Look below for the line with "Rebuild this chart" and the line with "from bokeh.resources import INLINE"; repeat exactly those two lines and all lines between them, but no pictures.

SOURCE DATA:

********************

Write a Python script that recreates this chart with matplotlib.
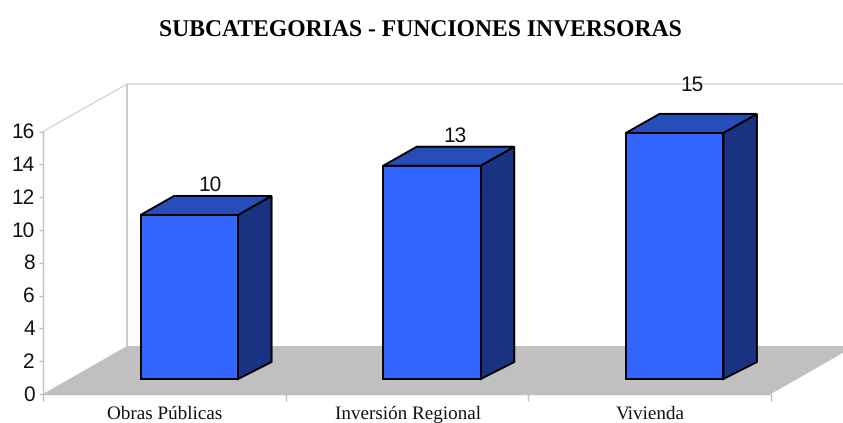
import matplotlib
matplotlib.use("Agg")
import matplotlib.pyplot as plt
from matplotlib.patches import Polygon
from matplotlib.transforms import ScaledTranslation

plt.rcParams["text.hinting"] = "no_hinting"

categories = ["Obras Públicas", "Inversión Regional", "Vivienda"]
values = [10, 13, 15]
y_ticks = [0, 2, 4, 6, 8, 10, 12, 14, 16]

W, H = 843, 423
# plot box in pixels
left, right, bottom, top = 43, 771, 394, 131.5

fig = plt.figure(figsize=(W / 100, H / 100), dpi=100)
ax = fig.add_axes([left / W, 1 - bottom / H, (right - left) / W, (bottom - top) / H])
ax.set_xlim(0, len(categories))
ax.set_ylim(0, 16)
ax.patch.set_visible(False)

# px to data helpers
px_x = len(categories) / (right - left)
px_y = 16 / (bottom - top)

wall_dx = 84 * px_x
wall_dy = 48 * px_y
grey = "#C0C0C0"

# floor and back walls
ax.add_patch(Polygon([(0, 0), (wall_dx, wall_dy), (3 + wall_dx, wall_dy), (3, 0)],
                     closed=True, facecolor=grey, edgecolor="none", clip_on=False, zorder=1))
ax.plot([wall_dx, wall_dx], [wall_dy, 16 + wall_dy * 0.99], color=grey, lw=1.2, clip_on=False, zorder=1)
ax.plot([wall_dx, 3 + wall_dx], [16 + wall_dy * 0.99] * 2, color="#D9D9D9", lw=1.2, clip_on=False, zorder=1)
ax.plot([0, wall_dx], [16, 16 + wall_dy * 0.99], color="#D0D0D0", lw=0.9, clip_on=False, zorder=1)

# bars
bar_w = 97.5 * px_x
bar_off = 25 * px_x
base = 15 * px_y
depth_x = 33.5 * px_x
depth_top = 19 * px_y
depth_bot = 17 * px_y
label_dx = [21, 23, 17]
label_dy = [29.5, 29.5, 47.5]

for i, v in enumerate(values):
    x0 = i + 0.5 + bar_off - bar_w / 2
    x1 = x0 + bar_w
    y1 = base + v
    ax.bar(x0, v, width=bar_w, bottom=base, align="edge", color="#3366FF",
           edgecolor="black", linewidth=1.4, zorder=4, clip_on=False)
    ax.add_patch(Polygon([(x1, base), (x1 + depth_x, base + depth_bot), (x1 + depth_x, y1 + depth_top), (x1, y1)],
                         closed=True, facecolor="#1A3380", edgecolor="black", lw=1.4, zorder=3, clip_on=False))
    ax.add_patch(Polygon([(x0, y1), (x0 + depth_x, y1 + depth_top), (x1 + depth_x, y1 + depth_top), (x1, y1)],
                         closed=True, facecolor="#264DB8", edgecolor="black", lw=1.4, zorder=3, clip_on=False))
    ax.annotate(str(v), xy=((x0 + x1) / 2, y1), xytext=(label_dx[i] * 0.72, label_dy[i] * 0.72),
                textcoords="offset points", ha="center", va="center", fontsize=15,
                family="Liberation Sans", color="#111111", zorder=5, annotation_clip=False)

# axes
for s in ["top", "right"]:
    ax.spines[s].set_visible(False)
for s in ["left", "bottom"]:
    ax.spines[s].set_color(grey)
    ax.spines[s].set_linewidth(1.0)
    ax.spines[s].set_zorder(2)

ax.set_yticks(y_ticks)
ax.set_yticklabels([str(t) for t in y_ticks], family="Liberation Sans", fontsize=15, color="#111111")
ax.tick_params(axis="y", length=3, width=1.0, color=grey, pad=3)
nudge = ScaledTranslation(0, 1.2 / 100, fig.dpi_scale_trans)
for lab in ax.get_yticklabels():
    lab.set_transform(lab.get_transform() + nudge)
ax.set_xticks(range(len(categories) + 1))
ax.set_xticklabels([])
ax.tick_params(axis="x", length=5, width=1.0, color=grey)

for i, c in enumerate(categories):
    ax.annotate(c, xy=(i + 0.5, 0), xytext=(0.5, -18.0), textcoords="offset points", ha="center",
                va="baseline", family="Liberation Serif", fontsize=13.8, color="#111111", annotation_clip=False)

fig.text(420.5 / W, 1 - 37 / H, "SUBCATEGORIAS - FUNCIONES INVERSORAS", ha="center", va="baseline",
         family="Liberation Serif", fontweight="bold", fontsize=17, color="black")

fig.savefig("out.png", dpi=100, facecolor="white")
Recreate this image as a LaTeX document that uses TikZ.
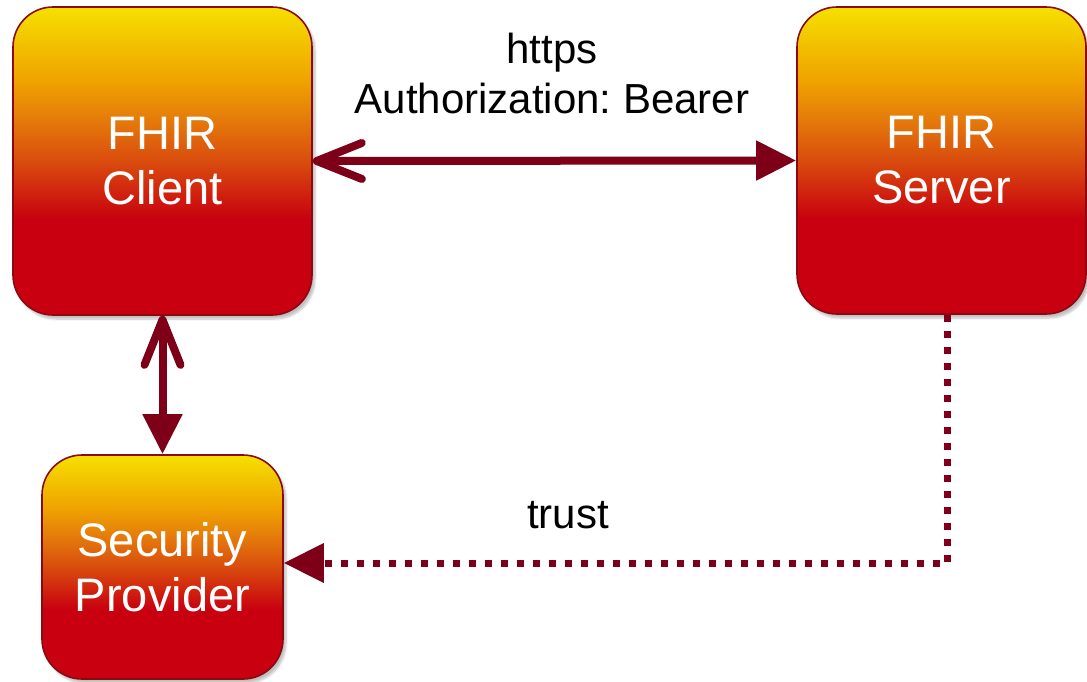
\documentclass[tikz,border=0pt]{standalone}
\usepackage{fontspec}
\setmainfont{Liberation Sans}
\usetikzlibrary{arrows.meta,shadows.blur}
\frenchspacing
\definecolor{boxyellow}{HTML}{F6E000}
\definecolor{boxamber}{HTML}{EFA200}
\definecolor{boxorange}{HTML}{E6800A}
\definecolor{boxmid}{HTML}{D94C0E}
\definecolor{boxred2}{HTML}{D0200F}
\definecolor{boxred}{HTML}{C8000F}
\definecolor{edgered}{HTML}{8A0A14}
\definecolor{arrowred}{HTML}{7D0018}
\pgfdeclareverticalshading{boxshade}{100bp}{color(0bp)=(boxred); color(25bp)=(boxred); color(40.5bp)=(boxred); color(44.5bp)=(boxred2); color(50bp)=(boxmid); color(57.5bp)=(boxorange); color(63bp)=(boxamber); color(75bp)=(boxyellow); color(100bp)=(boxyellow)}
\tikzset{
  fbox/.style={draw=edgered, line width=1.6pt, rounded corners=40pt, shading=boxshade,
    text=white, align=center, font=\fontsize{47}{55}\selectfont, inner sep=0pt,
    blur shadow={shadow xshift=3pt, shadow yshift=-4pt, shadow blur steps=6, shadow opacity=25}},
  conn/.style={draw=arrowred, line width=8pt},
  lbl/.style={font=\fontsize{42}{50}\selectfont, text=black, inner sep=0pt, anchor=base},
}
\begin{document}
\begin{tikzpicture}[x=1pt,y=-1pt]
\useasboundingbox (0,0) rectangle (1087,681);
\node[fbox, minimum width=299pt, minimum height=308pt] (client) at (162.5,161) {FHIR\\Client};
\node[fbox, minimum width=289pt, minimum height=307pt] (server) at (941.5,160.5) {FHIR\\Server};
\node[fbox, minimum width=241pt, minimum height=224pt] (provider) at (162.5,567) {Security\\Provider};
\node[lbl] (https) at (552,63) {https};
\node[lbl] (auth) at (552,113) {Authorization: Bearer};
\node[lbl] (trust) at (568,528) {trust};
\draw[conn, {Straight Barb[length=45pt,width=36pt,line cap=round,line join=round]}-{Triangle[length=40pt,width=38pt]}]
  (client.east) -- (server.west);
\draw[conn, {Straight Barb[length=45pt,width=36pt,line cap=round,line join=round]}-{Triangle[length=40pt,width=38pt]}]
  (client.south) -- (provider.north);
\draw[conn, line width=7pt, dash pattern=on 7pt off 9pt, -{Triangle[length=40pt,width=38pt]}]
  ([xshift=6pt]server.south) |- ([yshift=4pt]provider.east);
\end{tikzpicture}
\end{document}
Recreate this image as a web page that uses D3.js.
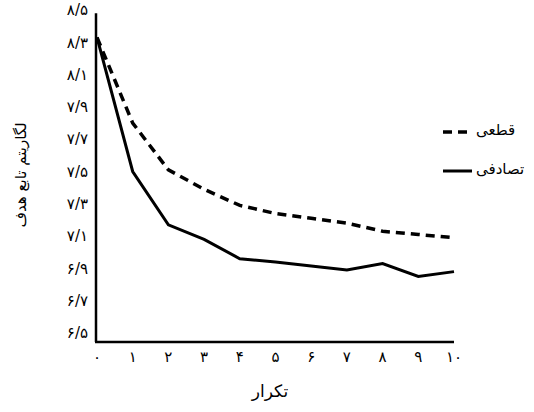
<!DOCTYPE html>
<html><head><meta charset="utf-8">
<script src="https://cdn.jsdelivr.net/npm/d3@7"></script>
<style>body{margin:0;background:#fff}svg{display:block}text{font-family:"DejaVu Sans","Noto Sans",sans-serif;fill:#000}</style>
</head><body><svg id="c" width="534" height="412"></svg>
<script>
const iterations = [0,1,2,3,4,5,6,7,8,9,10];
const deterministic = [8.33,7.80,7.51,7.39,7.29,7.24,7.21,7.18,7.13,7.11,7.09];
const stochastic   = [8.33,7.50,7.17,7.08,6.96,6.94,6.915,6.89,6.93,6.85,6.88];
const yTicks = [6.5,6.7,6.9,7.1,7.3,7.5,7.7,7.9,8.1,8.3,8.5];
const seriesNames = ["قطعی","تصادفی"];
const xTitle = "تکرار";
const yTitle = "لگاریتم تابع هدف";

const fa = s => String(s).replace(/[0-9]/g, d => "۰۱۲۳۴۵۶۷۸۹"[d]).replace(".", "/");
const svg = d3.select("#c");
const x = d3.scaleLinear().domain([0,10]).range([97,454]);
const y = d3.scaleLinear().domain([6.5,8.5]).range([333,10]);

svg.append("line").attr("x1",x(0)-1).attr("x2",x(0)-1).attr("y1",y(8.48)).attr("y2",y(6.444))
  .attr("stroke","#000").attr("stroke-width",2.5);
svg.append("line").attr("x1",x(0)-2).attr("x2",x(10)).attr("y1",y(6.444)).attr("y2",y(6.444))
  .attr("stroke","#000").attr("stroke-width",2.5);

svg.append("g").selectAll("text").data(yTicks).join("text")
  .attr("x",88).attr("y",d=>y(d)).attr("dy","0.35em").attr("text-anchor","end")
  .attr("font-size",15).text(d=>fa(d.toFixed(1)));
svg.append("g").selectAll("text").data(iterations).join("text")
  .attr("x",d=>x(d)).attr("y",357).attr("dy","0.35em").attr("text-anchor","middle")
  .attr("font-size",15).text(d=>fa(d));

const line = d3.line().x((d,i)=>x(iterations[i])).y(d=>y(d));
svg.append("path").attr("d",line(deterministic)).attr("fill","none").attr("stroke","#000")
  .attr("stroke-width",3.5).attr("stroke-dasharray","9,6");
svg.append("path").attr("d",line(stochastic)).attr("fill","none").attr("stroke","#000")
  .attr("stroke-width",3).attr("stroke-linejoin","miter");

const leg = svg.append("g");
[["9,6",132,3.5],[null,171,3]].forEach((p,i)=>{
  const l = leg.append("line").attr("x1",443).attr("x2",472).attr("y1",p[1]).attr("y2",p[1])
    .attr("stroke","#000").attr("stroke-width",p[2]);
  if(p[0]) l.attr("stroke-dasharray",p[0]);
  leg.append("text").attr("x",476).attr("y",p[1]).attr("dy","0.2em").attr("text-anchor","start")
    .attr("font-size",15).text(seriesNames[i]);
});

svg.append("text").attr("x",270).attr("y",397).attr("text-anchor","middle").attr("font-size",17).text(xTitle);
svg.append("text").attr("transform","translate(26,175) rotate(-90)").attr("text-anchor","middle")
  .attr("font-size",15).text(yTitle);
</script></body></html>
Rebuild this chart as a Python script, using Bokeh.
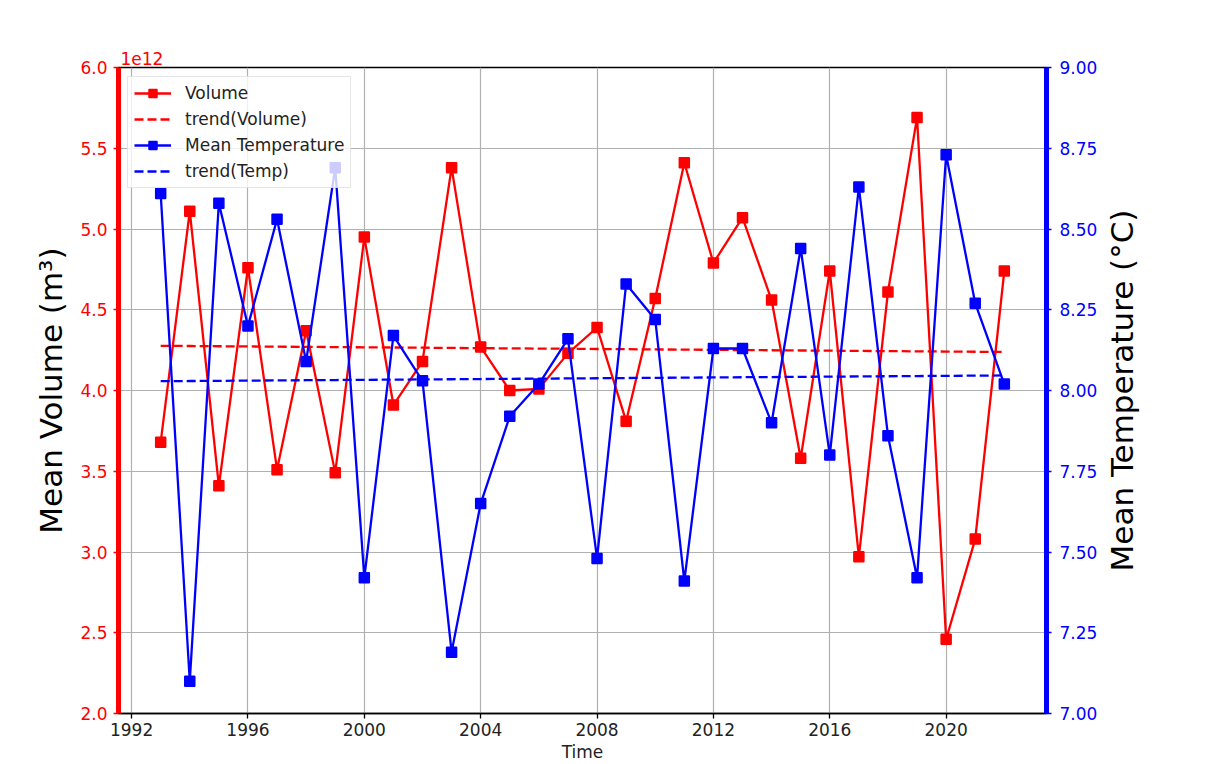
import numpy as np
from bokeh.plotting import figure
from bokeh.layouts import row
from bokeh.models import Range1d, LinearAxis, FixedTicker, PrintfTickFormatter, Legend, LegendItem, Title
from bokeh.embed import file_html
from bokeh.resources import INLINE

years = list(range(1993, 2023))
volume = [3.68e12, 5.11e12, 3.41e12, 4.76e12, 3.51e12, 4.37e12, 3.49e12, 4.95e12, 3.91e12, 4.18e12,
          5.38e12, 4.27e12, 4.00e12, 4.01e12, 4.23e12, 4.39e12, 3.81e12, 4.57e12, 5.41e12, 4.79e12,
          5.07e12, 4.56e12, 3.58e12, 4.74e12, 2.97e12, 4.61e12, 5.69e12, 2.46e12, 3.08e12, 4.74e12]
temperature = [8.61, 7.10, 8.58, 8.20, 8.53, 8.09, 8.69, 7.42, 8.17, 8.03,
               7.19, 7.65, 7.92, 8.02, 8.16, 7.48, 8.33, 8.22, 7.41, 8.13,
               8.13, 7.90, 8.44, 7.80, 8.63, 7.86, 7.42, 8.73, 8.27, 8.02]
x_ticks = [1992, 1996, 2000, 2004, 2008, 2012, 2016, 2020]
vol_ticks = [2.0, 2.5, 3.0, 3.5, 4.0, 4.5, 5.0, 5.5, 6.0]
temp_ticks = [7.00, 7.25, 7.50, 7.75, 8.00, 8.25, 8.50, 8.75, 9.00]

FONT = "DejaVu Sans"
RED = "#ff0000"
BLUE = "#0000ff"

yr = np.array(years, dtype=float)
vol = np.array(volume) / 1e12
temp = np.array(temperature)
vol_trend = np.polyval(np.polyfit(yr, vol, 1), yr)
temp_trend = np.polyval(np.polyfit(yr, temp, 1), yr)

p = figure(width=1100, height=764, output_backend="svg", toolbar_location=None,
           x_range=Range1d(1991.55, 2023.45), y_range=Range1d(2, 6),
           min_border_left=118, min_border_right=52, min_border_top=67, min_border_bottom=51)
p.extra_y_ranges = {"temp": Range1d(7, 9)}
p.background_fill_color = "white"
p.border_fill_color = "white"
p.outline_line_color = "black"
p.outline_line_width = 1.3

p.title = Title(text="1e12", align="left", text_color=RED, text_font=FONT,
                text_font_size="17px", text_font_style="normal", offset=2, standoff=5)

# x axis
xa = p.xaxis[0]
xa.ticker = FixedTicker(ticks=x_ticks)
xa.formatter = PrintfTickFormatter(format="%d")
xa.axis_line_color = "black"
xa.axis_line_width = 1.3
xa.major_tick_line_color = "black"
xa.major_tick_line_width = 1.3
xa.major_tick_out = 5
xa.major_tick_in = 0
xa.minor_tick_line_color = None
xa.major_label_text_font = FONT
xa.major_label_text_font_size = "17px"
xa.major_label_text_color = "#222222"
xa.major_label_standoff = 4
xa.axis_label = "Time"
xa.axis_label_text_font = FONT
xa.axis_label_text_font_size = "17px"
xa.axis_label_text_font_style = "normal"
xa.axis_label_text_color = "#222222"
xa.axis_label_standoff = 3

# left axis
ya = p.yaxis[0]
ya.ticker = FixedTicker(ticks=vol_ticks)
ya.formatter = PrintfTickFormatter(format="%.1f")
ya.axis_line_color = RED
ya.axis_line_width = 5
ya.major_tick_line_color = RED
ya.major_tick_line_width = 1.3
ya.major_tick_out = 5
ya.major_tick_in = 0
ya.minor_tick_line_color = None
ya.major_label_text_font = FONT
ya.major_label_text_font_size = "17px"
ya.major_label_text_color = RED
ya.major_label_standoff = 6
ya.axis_label = "Mean Volume (m³)"
ya.axis_label_text_font = FONT
ya.axis_label_text_font_size = "31px"
ya.axis_label_text_font_style = "normal"
ya.axis_label_text_color = "black"
ya.axis_label_standoff = 8

# right axis (ticks and tick labels)
ra = LinearAxis(y_range_name="temp")
ra.ticker = FixedTicker(ticks=temp_ticks)
ra.formatter = PrintfTickFormatter(format="%.2f")
ra.axis_line_color = BLUE
ra.axis_line_width = 5
ra.major_tick_line_color = BLUE
ra.major_tick_line_width = 1.3
ra.major_tick_out = 5
ra.major_tick_in = 0
ra.minor_tick_line_color = None
ra.major_label_text_font = FONT
ra.major_label_text_font_size = "17px"
ra.major_label_text_color = BLUE
ra.major_label_standoff = 8
p.add_layout(ra, "right")

for g in (p.xgrid[0], p.ygrid[0]):
    g.grid_line_color = "#b0b0b0"
    g.grid_line_width = 1.2

# series
r1 = p.line(yr, vol, line_color=RED, line_width=2.3)
r1m = p.scatter(yr, vol, marker="square", size=10, fill_color=RED, line_color=RED, line_width=1.5)
r2 = p.line(yr, vol_trend, line_color=RED, line_width=2.3, line_dash="9 4")
r3 = p.line(yr, temp, line_color=BLUE, line_width=2.3, y_range_name="temp")
r3m = p.scatter(yr, temp, marker="square", size=10, fill_color=BLUE, line_color=BLUE, line_width=1.5,
                y_range_name="temp")
r4 = p.line(yr, temp_trend, line_color=BLUE, line_width=2.3, line_dash="9 4", y_range_name="temp")

legend = Legend(items=[
    LegendItem(label="Volume", renderers=[r1, r1m]),
    LegendItem(label="trend(Volume)", renderers=[r2]),
    LegendItem(label="Mean Temperature", renderers=[r3, r3m]),
    LegendItem(label="trend(Temp)", renderers=[r4]),
], location="top_left")
legend.margin = 9
legend.padding = 6
legend.spacing = 6
legend.glyph_width = 37
legend.glyph_height = 20
legend.label_height = 20
legend.label_standoff = 14
legend.label_text_font = FONT
legend.label_text_font_size = "17px"
legend.label_text_color = "#222222"
legend.border_line_color = "#cccccc"
legend.border_line_width = 1
legend.background_fill_color = "white"
legend.background_fill_alpha = 0.8
p.add_layout(legend)

# narrow companion figure carrying the right-hand axis title (reads bottom-to-top)
p2 = figure(width=109, height=764, output_backend="svg", toolbar_location=None,
            x_range=Range1d(0, 1), y_range=Range1d(7, 9),
            min_border_left=0, min_border_right=0, min_border_top=67, min_border_bottom=51)
p2.outline_line_color = None
p2.background_fill_color = "white"
p2.border_fill_color = "white"
p2.xgrid.visible = False
p2.ygrid.visible = False
p2.xaxis.visible = False
la = p2.yaxis[0]
la.ticker = FixedTicker(ticks=[])
la.axis_line_color = None
la.major_tick_line_color = None
la.minor_tick_line_color = None
la.major_tick_out = 0
la.major_tick_in = 0
la.major_label_standoff = 0
la.axis_label = "Mean Temperature (°C)"
la.axis_label_text_font = FONT
la.axis_label_text_font_size = "31px"
la.axis_label_text_font_style = "normal"
la.axis_label_text_color = "black"
la.axis_label_standoff = 0

layout = row(p, p2, spacing=0)
open("out.html", "w").write(file_html(layout, INLINE))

********************

WORKED ANSWER:
Rebuild this chart as a Python script, using Bokeh.
import numpy as np
from bokeh.plotting import figure
from bokeh.layouts import row
from bokeh.models import Range1d, LinearAxis, FixedTicker, PrintfTickFormatter, Legend, LegendItem, Title
from bokeh.embed import file_html
from bokeh.resources import INLINE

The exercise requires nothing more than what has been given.